:: Given data
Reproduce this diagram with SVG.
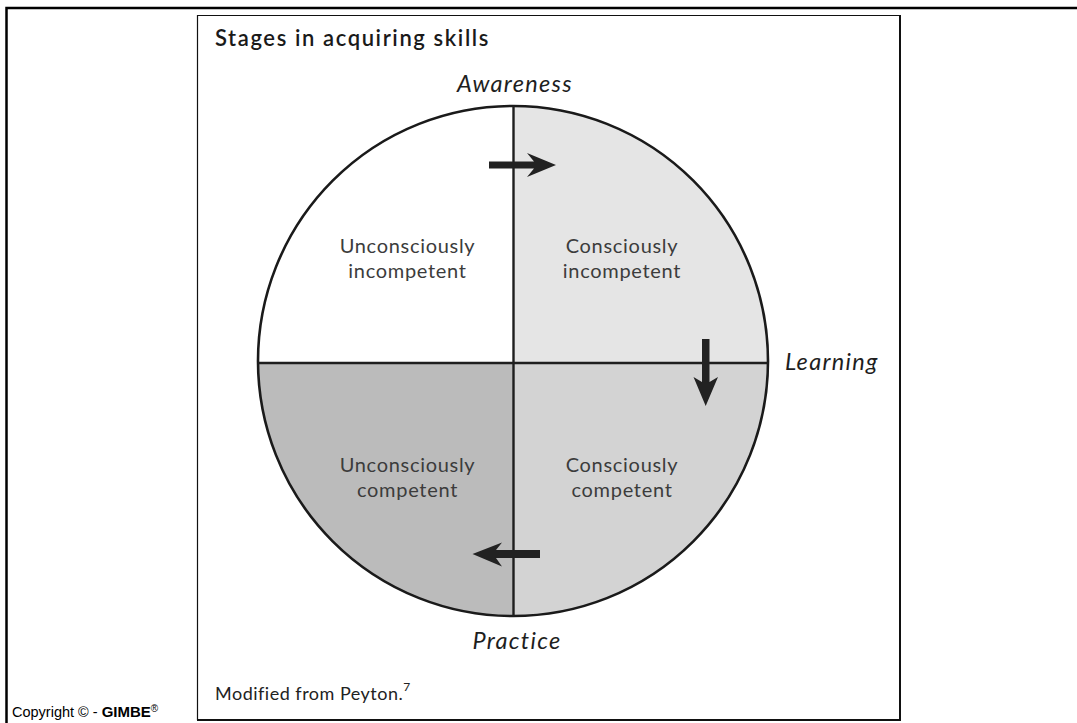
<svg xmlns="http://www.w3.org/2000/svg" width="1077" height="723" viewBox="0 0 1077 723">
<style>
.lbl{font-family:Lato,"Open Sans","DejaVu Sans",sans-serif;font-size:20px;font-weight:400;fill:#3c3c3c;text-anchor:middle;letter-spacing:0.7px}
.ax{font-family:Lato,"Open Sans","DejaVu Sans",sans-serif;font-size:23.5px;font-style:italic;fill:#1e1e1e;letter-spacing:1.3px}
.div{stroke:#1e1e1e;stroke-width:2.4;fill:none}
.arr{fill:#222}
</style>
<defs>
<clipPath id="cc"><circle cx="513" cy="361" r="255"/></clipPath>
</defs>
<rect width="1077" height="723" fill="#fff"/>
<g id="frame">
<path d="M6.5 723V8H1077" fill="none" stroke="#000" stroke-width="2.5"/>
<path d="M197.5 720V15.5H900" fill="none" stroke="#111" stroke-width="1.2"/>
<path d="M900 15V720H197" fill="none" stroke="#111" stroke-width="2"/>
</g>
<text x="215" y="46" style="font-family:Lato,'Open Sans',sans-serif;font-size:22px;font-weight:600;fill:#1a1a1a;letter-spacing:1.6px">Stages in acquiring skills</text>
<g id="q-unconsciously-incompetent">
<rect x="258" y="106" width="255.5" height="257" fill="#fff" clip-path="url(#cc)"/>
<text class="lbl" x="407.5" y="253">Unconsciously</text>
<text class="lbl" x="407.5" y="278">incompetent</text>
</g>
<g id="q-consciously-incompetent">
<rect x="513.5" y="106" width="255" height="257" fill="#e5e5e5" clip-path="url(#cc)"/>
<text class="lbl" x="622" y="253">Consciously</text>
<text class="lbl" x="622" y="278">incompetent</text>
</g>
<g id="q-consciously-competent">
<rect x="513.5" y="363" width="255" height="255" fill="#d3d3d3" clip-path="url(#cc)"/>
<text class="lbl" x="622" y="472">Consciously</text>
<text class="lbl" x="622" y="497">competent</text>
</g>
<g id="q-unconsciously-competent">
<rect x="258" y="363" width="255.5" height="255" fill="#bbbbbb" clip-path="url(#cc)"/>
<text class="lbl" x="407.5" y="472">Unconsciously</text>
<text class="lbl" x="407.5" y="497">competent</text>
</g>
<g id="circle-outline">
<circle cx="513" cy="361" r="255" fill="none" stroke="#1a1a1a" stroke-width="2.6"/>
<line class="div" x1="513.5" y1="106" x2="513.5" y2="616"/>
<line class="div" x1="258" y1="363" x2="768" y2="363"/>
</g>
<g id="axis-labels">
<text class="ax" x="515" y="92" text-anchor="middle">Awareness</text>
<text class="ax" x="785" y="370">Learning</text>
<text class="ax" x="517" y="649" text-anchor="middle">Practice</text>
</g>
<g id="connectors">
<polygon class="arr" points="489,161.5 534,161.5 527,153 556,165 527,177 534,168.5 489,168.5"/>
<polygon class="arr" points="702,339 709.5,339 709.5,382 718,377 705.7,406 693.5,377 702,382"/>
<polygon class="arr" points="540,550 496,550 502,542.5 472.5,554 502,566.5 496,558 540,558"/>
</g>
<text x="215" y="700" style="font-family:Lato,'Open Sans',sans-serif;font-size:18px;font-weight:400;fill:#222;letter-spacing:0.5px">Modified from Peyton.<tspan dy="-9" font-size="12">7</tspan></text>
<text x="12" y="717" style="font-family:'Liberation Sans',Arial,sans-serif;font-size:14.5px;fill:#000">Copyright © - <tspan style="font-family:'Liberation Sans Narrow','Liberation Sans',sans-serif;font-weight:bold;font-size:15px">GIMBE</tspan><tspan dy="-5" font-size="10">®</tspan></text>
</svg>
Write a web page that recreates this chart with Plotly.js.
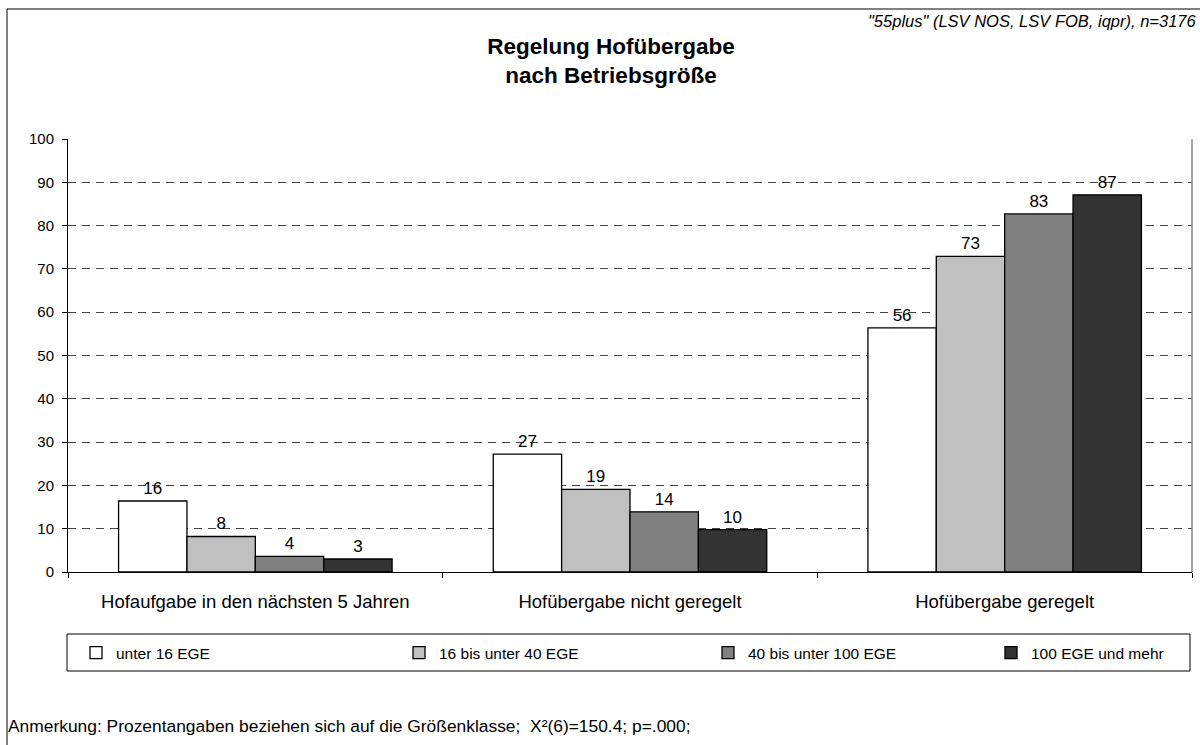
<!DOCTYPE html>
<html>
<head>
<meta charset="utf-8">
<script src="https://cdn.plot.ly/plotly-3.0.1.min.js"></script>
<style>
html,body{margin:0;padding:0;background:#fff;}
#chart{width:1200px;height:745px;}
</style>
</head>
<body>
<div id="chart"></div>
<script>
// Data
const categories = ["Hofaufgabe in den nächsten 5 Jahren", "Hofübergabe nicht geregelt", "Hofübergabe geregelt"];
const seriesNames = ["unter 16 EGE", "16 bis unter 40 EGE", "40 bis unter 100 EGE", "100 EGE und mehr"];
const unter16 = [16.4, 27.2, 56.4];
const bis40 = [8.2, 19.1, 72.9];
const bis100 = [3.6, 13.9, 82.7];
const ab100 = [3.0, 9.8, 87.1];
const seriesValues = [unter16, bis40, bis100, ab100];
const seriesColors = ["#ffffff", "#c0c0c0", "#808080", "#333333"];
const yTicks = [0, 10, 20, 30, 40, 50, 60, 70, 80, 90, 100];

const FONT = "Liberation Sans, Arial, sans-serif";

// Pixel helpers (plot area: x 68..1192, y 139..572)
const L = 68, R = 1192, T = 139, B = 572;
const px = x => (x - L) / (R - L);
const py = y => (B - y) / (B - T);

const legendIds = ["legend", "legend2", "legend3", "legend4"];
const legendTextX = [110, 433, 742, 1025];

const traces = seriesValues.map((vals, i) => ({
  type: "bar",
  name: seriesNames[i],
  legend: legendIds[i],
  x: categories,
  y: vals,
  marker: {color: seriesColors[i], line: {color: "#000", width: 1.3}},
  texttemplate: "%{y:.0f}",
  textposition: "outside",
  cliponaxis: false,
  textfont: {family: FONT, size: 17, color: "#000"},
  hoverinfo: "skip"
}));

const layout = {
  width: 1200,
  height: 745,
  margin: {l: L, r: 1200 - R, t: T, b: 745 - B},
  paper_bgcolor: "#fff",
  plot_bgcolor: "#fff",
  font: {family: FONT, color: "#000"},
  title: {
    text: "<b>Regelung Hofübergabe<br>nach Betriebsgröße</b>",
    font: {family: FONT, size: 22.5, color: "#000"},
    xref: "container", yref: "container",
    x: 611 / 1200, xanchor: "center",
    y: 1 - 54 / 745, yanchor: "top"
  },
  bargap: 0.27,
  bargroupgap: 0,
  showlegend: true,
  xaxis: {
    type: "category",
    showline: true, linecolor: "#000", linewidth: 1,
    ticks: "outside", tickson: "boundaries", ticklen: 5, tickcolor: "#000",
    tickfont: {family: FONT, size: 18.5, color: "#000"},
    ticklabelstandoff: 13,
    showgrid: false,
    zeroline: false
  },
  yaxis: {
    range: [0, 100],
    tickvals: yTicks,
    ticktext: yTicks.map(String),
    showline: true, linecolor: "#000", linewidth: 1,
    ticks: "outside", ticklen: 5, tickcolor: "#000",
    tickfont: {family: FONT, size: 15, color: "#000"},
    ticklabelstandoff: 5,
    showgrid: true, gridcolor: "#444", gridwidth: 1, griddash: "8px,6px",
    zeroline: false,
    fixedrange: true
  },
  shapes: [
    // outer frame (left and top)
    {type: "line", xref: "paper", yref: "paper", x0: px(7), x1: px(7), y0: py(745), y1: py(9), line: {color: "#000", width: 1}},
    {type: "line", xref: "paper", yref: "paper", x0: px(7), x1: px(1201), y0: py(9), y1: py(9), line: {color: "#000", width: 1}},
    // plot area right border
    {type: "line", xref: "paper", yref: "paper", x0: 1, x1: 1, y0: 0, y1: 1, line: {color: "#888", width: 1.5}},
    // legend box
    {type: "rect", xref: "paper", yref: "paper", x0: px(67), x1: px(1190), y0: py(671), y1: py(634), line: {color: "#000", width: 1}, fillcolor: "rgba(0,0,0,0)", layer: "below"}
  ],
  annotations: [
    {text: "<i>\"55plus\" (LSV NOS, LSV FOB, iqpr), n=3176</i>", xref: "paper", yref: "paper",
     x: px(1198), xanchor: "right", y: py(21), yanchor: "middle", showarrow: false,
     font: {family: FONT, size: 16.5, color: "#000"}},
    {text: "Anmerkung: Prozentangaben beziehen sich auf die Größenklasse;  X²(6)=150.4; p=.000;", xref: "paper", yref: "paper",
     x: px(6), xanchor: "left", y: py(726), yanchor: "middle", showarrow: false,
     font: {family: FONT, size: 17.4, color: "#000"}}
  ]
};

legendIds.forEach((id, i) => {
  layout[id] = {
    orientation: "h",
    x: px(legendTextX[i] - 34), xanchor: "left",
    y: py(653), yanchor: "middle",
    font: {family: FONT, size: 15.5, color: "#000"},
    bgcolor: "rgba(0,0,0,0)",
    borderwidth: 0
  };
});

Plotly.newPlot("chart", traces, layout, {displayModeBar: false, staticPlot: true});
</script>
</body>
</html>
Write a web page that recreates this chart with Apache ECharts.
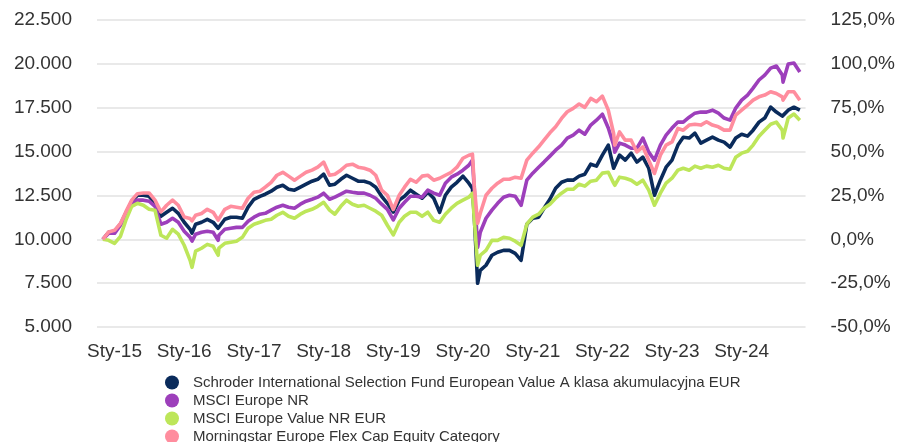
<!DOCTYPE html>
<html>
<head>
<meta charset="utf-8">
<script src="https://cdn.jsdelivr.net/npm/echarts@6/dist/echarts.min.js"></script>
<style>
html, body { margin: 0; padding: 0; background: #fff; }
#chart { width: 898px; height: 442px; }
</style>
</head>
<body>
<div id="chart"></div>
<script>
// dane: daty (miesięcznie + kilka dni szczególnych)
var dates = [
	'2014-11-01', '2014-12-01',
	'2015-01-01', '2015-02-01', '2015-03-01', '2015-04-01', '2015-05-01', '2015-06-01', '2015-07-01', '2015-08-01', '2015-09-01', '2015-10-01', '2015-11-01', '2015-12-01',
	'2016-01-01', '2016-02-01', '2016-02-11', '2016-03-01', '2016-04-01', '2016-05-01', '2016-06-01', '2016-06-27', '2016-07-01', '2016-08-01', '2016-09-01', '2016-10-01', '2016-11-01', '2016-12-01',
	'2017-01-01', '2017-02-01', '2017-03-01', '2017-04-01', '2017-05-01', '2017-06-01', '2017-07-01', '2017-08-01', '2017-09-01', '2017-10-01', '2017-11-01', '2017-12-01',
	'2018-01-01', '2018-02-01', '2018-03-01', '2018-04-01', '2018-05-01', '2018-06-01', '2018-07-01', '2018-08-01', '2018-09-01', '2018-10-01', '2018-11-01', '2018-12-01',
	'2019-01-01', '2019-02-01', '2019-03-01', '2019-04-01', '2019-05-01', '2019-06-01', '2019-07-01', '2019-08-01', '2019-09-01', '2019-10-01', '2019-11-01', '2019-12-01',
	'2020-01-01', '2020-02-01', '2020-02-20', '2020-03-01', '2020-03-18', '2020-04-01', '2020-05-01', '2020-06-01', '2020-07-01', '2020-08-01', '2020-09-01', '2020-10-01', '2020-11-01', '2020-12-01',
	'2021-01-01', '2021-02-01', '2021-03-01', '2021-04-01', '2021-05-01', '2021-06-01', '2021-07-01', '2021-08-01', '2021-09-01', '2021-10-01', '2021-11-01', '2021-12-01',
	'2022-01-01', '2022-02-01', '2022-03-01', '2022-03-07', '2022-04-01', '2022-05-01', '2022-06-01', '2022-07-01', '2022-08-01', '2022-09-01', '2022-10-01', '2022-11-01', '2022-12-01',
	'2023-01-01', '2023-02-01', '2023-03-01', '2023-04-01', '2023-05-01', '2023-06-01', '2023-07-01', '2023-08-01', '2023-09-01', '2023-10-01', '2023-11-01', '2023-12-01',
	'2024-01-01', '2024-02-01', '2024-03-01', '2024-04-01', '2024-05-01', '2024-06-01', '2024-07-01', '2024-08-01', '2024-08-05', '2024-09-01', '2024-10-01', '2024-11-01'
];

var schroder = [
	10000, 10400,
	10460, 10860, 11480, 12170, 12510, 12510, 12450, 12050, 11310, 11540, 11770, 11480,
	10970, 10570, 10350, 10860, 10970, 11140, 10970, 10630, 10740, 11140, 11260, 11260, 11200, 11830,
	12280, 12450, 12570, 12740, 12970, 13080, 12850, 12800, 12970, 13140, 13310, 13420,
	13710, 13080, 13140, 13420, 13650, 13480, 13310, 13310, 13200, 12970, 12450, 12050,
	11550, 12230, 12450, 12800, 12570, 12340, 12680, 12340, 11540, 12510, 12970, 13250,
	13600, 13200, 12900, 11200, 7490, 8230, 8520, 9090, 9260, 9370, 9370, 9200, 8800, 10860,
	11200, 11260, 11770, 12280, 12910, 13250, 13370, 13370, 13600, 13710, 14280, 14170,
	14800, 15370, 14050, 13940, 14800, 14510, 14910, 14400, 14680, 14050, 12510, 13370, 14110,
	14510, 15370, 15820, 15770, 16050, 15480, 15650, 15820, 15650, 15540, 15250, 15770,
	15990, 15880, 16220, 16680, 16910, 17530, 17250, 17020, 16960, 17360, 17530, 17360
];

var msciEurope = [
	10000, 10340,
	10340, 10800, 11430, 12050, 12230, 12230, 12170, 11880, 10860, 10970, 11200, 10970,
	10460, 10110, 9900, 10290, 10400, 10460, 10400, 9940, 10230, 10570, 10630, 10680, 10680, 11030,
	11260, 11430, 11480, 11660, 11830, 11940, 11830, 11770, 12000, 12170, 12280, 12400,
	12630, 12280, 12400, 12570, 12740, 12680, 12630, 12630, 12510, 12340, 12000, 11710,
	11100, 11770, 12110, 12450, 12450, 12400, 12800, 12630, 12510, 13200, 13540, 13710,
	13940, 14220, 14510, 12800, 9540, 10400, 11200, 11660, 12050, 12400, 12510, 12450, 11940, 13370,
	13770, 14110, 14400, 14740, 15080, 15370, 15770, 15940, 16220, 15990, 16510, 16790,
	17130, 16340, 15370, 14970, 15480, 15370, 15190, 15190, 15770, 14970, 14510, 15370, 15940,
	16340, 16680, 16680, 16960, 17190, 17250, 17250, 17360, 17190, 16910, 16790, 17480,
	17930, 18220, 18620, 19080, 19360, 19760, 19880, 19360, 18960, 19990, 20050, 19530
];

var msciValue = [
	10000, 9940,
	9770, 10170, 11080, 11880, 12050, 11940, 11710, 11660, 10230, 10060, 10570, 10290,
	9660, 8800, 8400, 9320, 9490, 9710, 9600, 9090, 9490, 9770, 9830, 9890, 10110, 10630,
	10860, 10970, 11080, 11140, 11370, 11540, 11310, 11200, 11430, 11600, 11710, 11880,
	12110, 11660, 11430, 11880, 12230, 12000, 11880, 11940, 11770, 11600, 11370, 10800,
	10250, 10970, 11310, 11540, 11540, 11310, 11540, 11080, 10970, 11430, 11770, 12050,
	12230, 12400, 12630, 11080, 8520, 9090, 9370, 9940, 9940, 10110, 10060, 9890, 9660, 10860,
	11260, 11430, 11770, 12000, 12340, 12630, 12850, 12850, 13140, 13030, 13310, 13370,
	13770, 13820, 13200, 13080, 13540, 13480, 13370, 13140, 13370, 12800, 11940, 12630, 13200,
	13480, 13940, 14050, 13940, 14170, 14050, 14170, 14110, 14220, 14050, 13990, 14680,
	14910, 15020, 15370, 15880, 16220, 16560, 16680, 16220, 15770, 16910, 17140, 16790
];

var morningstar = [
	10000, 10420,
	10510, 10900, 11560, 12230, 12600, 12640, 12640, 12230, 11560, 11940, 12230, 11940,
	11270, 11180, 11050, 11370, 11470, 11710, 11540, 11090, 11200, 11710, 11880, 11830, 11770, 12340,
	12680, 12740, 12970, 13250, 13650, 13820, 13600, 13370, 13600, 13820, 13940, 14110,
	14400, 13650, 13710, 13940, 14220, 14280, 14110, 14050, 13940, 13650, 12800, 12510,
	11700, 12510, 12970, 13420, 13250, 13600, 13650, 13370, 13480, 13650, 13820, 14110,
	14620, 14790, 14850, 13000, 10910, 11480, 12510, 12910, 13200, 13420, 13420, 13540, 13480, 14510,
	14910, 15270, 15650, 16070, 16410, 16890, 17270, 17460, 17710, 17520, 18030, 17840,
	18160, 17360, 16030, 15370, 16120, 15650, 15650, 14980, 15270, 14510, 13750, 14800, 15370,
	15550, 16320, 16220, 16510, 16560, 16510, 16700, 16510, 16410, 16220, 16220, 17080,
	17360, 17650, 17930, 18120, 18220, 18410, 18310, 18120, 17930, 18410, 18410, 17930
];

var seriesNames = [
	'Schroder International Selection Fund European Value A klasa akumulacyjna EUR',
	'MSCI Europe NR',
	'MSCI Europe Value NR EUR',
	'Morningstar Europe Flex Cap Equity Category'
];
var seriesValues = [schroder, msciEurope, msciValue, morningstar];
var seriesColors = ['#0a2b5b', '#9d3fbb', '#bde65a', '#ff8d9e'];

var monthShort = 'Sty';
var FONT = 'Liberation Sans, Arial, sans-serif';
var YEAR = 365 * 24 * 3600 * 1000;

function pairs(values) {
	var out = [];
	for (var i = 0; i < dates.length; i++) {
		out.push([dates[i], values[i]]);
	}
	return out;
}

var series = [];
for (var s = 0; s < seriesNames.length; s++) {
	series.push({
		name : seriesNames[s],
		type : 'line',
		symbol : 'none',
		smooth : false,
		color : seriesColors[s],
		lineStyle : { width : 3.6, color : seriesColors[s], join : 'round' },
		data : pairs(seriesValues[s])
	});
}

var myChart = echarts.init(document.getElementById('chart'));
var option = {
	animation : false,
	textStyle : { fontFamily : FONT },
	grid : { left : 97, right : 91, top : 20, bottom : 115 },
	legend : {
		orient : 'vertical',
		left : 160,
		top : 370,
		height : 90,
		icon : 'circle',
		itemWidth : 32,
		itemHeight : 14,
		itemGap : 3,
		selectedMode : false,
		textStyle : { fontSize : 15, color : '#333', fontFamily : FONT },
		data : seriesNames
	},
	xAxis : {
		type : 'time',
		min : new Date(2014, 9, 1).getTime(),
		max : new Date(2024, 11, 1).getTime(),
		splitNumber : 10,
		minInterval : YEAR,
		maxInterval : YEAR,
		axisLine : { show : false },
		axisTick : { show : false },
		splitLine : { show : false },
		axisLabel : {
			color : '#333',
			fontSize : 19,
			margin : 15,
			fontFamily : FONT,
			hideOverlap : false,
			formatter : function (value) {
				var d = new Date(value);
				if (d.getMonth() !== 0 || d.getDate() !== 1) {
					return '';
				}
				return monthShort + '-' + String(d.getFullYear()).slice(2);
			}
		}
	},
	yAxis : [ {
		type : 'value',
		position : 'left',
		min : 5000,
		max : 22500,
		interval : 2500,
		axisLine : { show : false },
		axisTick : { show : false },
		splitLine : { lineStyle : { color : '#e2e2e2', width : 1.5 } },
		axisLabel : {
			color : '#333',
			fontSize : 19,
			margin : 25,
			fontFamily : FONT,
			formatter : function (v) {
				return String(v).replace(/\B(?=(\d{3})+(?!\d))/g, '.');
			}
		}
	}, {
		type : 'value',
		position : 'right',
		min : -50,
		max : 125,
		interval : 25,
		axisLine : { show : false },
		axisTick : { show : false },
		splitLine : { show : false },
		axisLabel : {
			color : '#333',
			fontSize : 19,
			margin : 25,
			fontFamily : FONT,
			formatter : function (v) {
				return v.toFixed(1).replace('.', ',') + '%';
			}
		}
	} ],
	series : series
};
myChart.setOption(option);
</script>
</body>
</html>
::::
| Objective |
Transcribe, leaving out pictures, each line from the one containing "Write a web page that recreates this chart with Plotly.js." through the one containing "const legendTextX = [110, 433, 742, 1025];".

| Correct answer |
Write a web page that recreates this chart with Plotly.js.
<!DOCTYPE html>
<html>
<head>
<meta charset="utf-8">
<script src="https://cdn.plot.ly/plotly-3.0.1.min.js"></script>
<style>
html,body{margin:0;padding:0;background:#fff;}
#chart{width:1200px;height:745px;}
</style>
</head>
<body>
<div id="chart"></div>
<script>
// Data
const categories = ["Hofaufgabe in den nächsten 5 Jahren", "Hofübergabe nicht geregelt", "Hofübergabe geregelt"];
const seriesNames = ["unter 16 EGE", "16 bis unter 40 EGE", "40 bis unter 100 EGE", "100 EGE und mehr"];
const unter16 = [16.4, 27.2, 56.4];
const bis40 = [8.2, 19.1, 72.9];
const bis100 = [3.6, 13.9, 82.7];
const ab100 = [3.0, 9.8, 87.1];
const seriesValues = [unter16, bis40, bis100, ab100];
const seriesColors = ["#ffffff", "#c0c0c0", "#808080", "#333333"];
const yTicks = [0, 10, 20, 30, 40, 50, 60, 70, 80, 90, 100];

const FONT = "Liberation Sans, Arial, sans-serif";

// Pixel helpers (plot area: x 68..1192, y 139..572)
const L = 68, R = 1192, T = 139, B = 572;
const px = x => (x - L) / (R - L);
const py = y => (B - y) / (B - T);

const legendIds = ["legend", "legend2", "legend3", "legend4"];
const legendTextX = [110, 433, 742, 1025];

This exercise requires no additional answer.